On June 13, after years of on-again-off-again talks with the traditionalist Society of St. Pius X, which effectively broke from Rome almost 25 years ago to protest the teachings of Vatican II and subsequent changes to the Mass, the Vatican announced that the traditionalists had been formally offered terms of reconciliation.

But the following day, the SSPX announced that unresolved "doctrinal difficulties" might lead it to prolong negotiations yet again.
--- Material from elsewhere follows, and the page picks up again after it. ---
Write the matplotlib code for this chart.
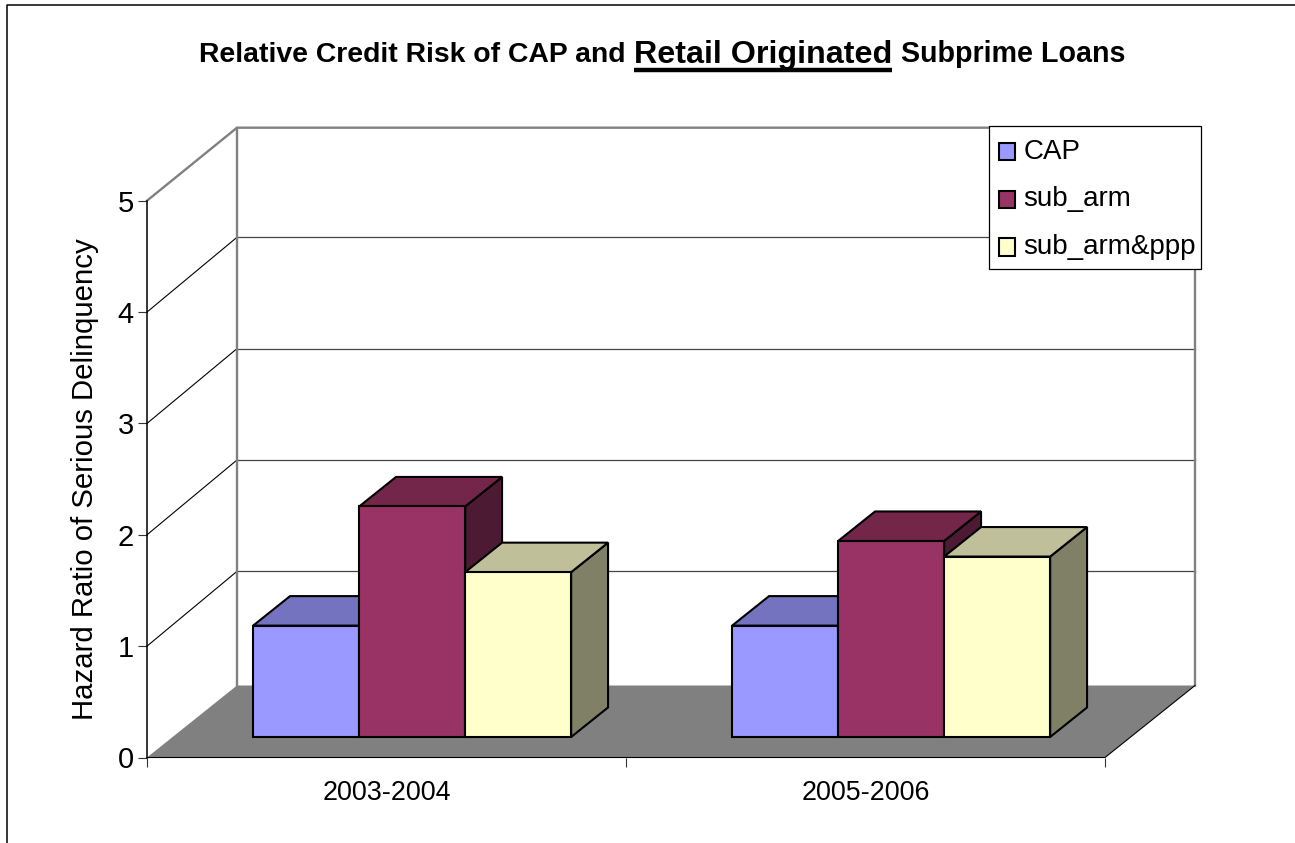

Prominent among the outstanding issues it cited was the form of the Mass introduced by Pope Paul VI.

Even among the vast majority of Catholics who have accepted the Mass in its current form, debates often occur over aspects of worship that include choices in sacred music, the correct manner of receiving Communion, and, in the English-speaking world, the revised translation of the Mass, which was introduced last year.

Yet according to one distinguished scholar, such disputes are largely rooted not in the liturgical texts themselves, but in contemporary misunderstandings about the very nature of Catholic worship.

Benedictine Father Jeremy Driscoll is a professor at Rome's Pontifical Athenaeum of San Anselmo and the author of a guidebook for non-experts, "What Happens at Mass."

A zealous debunker of what he regards as false dichotomies and oppositions, Father Driscoll rejects a common complaint that the reform has turned the Mass into a communal meal at the expense of its traditional sacrificial dimension, or that it places excessive importance on the faithful instead of focusing on God.